Material to process:
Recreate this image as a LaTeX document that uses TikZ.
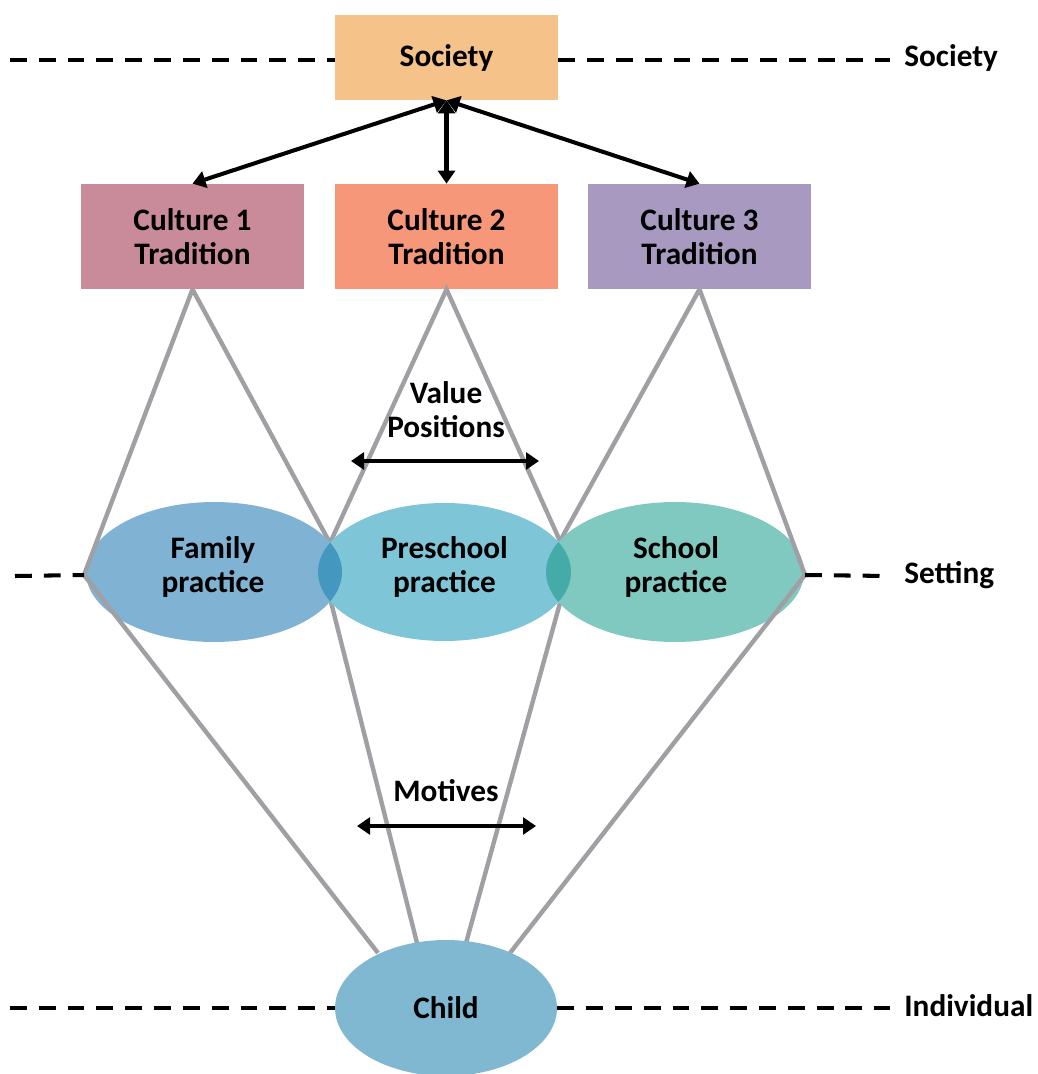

--

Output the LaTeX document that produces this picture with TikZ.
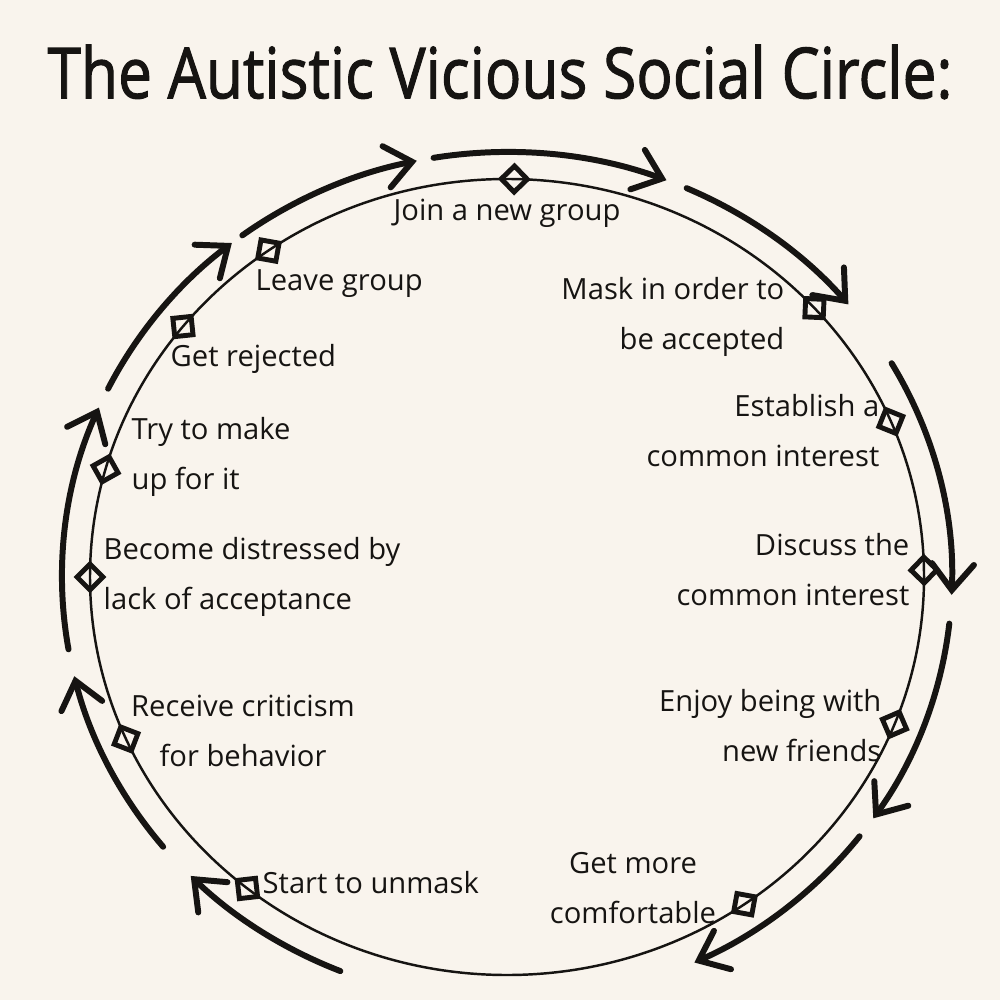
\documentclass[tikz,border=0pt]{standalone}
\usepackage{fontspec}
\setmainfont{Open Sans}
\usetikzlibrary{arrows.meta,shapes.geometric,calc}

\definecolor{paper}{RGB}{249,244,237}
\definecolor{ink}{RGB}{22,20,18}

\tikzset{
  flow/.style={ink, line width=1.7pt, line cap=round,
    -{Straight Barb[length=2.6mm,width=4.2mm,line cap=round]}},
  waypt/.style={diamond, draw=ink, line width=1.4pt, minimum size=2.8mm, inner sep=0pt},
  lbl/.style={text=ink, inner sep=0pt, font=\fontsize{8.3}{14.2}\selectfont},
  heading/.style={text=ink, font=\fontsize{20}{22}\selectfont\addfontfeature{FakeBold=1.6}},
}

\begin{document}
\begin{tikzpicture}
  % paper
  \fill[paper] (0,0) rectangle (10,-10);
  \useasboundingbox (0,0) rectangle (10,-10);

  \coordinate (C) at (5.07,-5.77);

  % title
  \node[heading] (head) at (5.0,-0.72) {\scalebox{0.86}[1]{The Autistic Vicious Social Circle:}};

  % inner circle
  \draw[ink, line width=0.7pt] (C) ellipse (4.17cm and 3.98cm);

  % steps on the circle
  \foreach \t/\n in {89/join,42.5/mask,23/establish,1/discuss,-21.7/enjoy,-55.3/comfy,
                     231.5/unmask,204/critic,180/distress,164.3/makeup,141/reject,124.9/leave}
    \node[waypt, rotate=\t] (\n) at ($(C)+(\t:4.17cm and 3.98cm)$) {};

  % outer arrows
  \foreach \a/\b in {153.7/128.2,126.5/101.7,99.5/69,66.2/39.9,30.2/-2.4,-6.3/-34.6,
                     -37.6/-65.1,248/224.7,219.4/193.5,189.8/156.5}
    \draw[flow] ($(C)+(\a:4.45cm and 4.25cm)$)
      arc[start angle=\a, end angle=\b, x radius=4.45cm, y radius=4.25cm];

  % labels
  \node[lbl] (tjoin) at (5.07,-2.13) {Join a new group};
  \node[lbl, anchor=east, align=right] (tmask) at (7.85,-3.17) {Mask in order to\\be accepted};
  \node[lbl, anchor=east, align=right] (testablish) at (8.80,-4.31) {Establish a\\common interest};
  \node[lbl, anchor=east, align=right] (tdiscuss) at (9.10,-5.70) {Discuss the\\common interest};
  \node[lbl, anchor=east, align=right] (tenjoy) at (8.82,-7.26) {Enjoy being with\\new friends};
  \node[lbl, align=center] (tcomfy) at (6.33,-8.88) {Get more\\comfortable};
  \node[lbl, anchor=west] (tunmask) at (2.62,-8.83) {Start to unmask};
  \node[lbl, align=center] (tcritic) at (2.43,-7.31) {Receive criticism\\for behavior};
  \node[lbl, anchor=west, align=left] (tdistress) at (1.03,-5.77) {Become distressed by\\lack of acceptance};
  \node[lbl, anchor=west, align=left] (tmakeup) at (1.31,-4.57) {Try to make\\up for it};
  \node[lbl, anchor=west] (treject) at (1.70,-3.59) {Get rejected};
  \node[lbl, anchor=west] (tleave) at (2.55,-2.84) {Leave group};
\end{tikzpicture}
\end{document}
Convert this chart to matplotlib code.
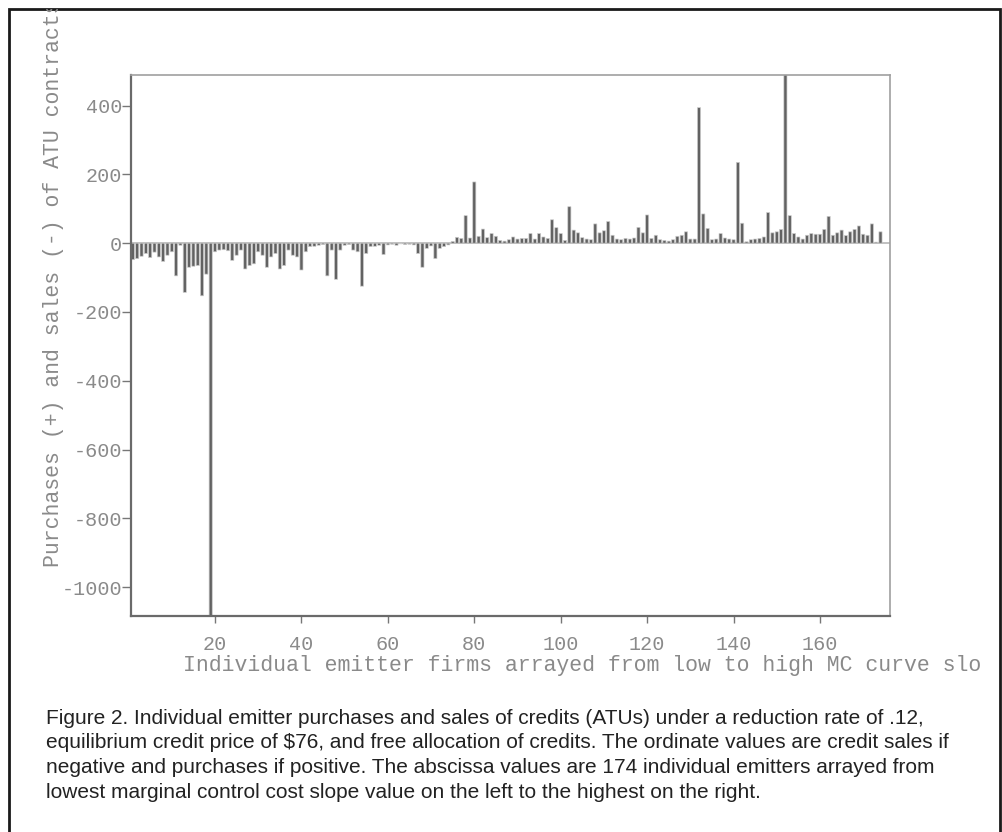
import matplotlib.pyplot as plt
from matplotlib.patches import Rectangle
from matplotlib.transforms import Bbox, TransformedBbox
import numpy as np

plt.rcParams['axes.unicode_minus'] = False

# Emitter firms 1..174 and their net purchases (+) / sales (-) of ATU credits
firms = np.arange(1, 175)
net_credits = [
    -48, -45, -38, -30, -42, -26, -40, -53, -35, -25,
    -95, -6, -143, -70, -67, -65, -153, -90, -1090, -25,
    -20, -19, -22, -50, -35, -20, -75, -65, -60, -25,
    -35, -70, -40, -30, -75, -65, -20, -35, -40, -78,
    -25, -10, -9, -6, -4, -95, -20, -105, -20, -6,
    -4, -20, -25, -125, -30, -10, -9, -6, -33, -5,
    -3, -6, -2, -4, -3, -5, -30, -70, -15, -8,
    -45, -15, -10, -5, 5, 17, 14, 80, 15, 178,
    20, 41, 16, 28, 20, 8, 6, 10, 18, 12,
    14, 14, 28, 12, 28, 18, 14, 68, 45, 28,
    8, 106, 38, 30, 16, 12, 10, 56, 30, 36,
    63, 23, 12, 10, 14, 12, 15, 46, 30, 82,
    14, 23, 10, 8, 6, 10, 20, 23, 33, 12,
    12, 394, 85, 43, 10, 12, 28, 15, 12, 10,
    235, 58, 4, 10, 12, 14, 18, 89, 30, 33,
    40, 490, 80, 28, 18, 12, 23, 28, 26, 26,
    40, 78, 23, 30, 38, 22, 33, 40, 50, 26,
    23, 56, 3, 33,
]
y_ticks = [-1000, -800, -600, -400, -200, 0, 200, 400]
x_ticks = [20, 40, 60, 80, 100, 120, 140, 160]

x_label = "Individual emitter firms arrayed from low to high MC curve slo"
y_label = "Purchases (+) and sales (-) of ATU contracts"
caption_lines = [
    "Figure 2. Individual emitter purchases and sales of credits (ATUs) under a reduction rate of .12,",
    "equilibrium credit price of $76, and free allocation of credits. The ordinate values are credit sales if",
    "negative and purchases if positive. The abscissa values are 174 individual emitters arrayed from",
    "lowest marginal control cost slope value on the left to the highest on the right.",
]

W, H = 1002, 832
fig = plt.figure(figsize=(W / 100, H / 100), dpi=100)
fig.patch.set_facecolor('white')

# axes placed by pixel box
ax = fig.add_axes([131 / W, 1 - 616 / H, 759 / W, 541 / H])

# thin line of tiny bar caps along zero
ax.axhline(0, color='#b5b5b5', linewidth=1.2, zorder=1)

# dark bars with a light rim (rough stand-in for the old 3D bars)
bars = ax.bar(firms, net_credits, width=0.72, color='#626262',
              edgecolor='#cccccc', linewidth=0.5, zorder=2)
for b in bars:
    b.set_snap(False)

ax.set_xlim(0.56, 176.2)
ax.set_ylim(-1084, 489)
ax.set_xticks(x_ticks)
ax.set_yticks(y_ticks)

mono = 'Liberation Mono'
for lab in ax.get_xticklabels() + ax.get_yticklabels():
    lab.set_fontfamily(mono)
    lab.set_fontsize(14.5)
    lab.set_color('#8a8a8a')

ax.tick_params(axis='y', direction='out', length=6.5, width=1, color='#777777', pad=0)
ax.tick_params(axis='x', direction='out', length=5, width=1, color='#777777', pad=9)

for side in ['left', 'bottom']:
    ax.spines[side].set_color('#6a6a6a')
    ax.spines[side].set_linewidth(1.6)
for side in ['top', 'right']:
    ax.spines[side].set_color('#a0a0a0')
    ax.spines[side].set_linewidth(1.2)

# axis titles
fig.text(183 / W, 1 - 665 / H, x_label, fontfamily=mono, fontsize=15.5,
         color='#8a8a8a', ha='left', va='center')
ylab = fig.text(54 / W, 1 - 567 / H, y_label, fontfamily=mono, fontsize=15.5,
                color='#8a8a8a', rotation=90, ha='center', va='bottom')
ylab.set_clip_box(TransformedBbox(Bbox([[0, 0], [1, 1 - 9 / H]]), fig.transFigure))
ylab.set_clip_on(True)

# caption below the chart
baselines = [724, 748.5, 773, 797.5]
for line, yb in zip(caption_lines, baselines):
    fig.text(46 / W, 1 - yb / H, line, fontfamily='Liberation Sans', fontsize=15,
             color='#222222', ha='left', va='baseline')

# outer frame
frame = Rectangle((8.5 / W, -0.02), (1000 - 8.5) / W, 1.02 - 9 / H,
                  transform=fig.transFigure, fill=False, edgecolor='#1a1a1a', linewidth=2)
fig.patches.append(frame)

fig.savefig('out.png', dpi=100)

Stated task:
Every line from the one containing "Output the LaTeX" through the one containing "rotate=\t] (\n) at" should be quoted exactly, and no other lines; keep pictures out of the copy.

Exercise response:
Output the LaTeX document that produces this picture with TikZ.
\documentclass[tikz,border=0pt]{standalone}
\usepackage{fontspec}
\setmainfont{Open Sans}
\usetikzlibrary{arrows.meta,shapes.geometric,calc}

\definecolor{paper}{RGB}{249,244,237}
\definecolor{ink}{RGB}{22,20,18}

\tikzset{
  flow/.style={ink, line width=1.7pt, line cap=round,
    -{Straight Barb[length=2.6mm,width=4.2mm,line cap=round]}},
  waypt/.style={diamond, draw=ink, line width=1.4pt, minimum size=2.8mm, inner sep=0pt},
  lbl/.style={text=ink, inner sep=0pt, font=\fontsize{8.3}{14.2}\selectfont},
  heading/.style={text=ink, font=\fontsize{20}{22}\selectfont\addfontfeature{FakeBold=1.6}},
}

\begin{document}
\begin{tikzpicture}
  % paper
  \fill[paper] (0,0) rectangle (10,-10);
  \useasboundingbox (0,0) rectangle (10,-10);

  \coordinate (C) at (5.07,-5.77);

  % title
  \node[heading] (head) at (5.0,-0.72) {\scalebox{0.86}[1]{The Autistic Vicious Social Circle:}};

  % inner circle
  \draw[ink, line width=0.7pt] (C) ellipse (4.17cm and 3.98cm);

  % steps on the circle
  \foreach \t/\n in {89/join,42.5/mask,23/establish,1/discuss,-21.7/enjoy,-55.3/comfy,
                     231.5/unmask,204/critic,180/distress,164.3/makeup,141/reject,124.9/leave}
    \node[waypt, rotate=\t] (\n) at ($(C)+(\t:4.17cm and 3.98cm)$) {};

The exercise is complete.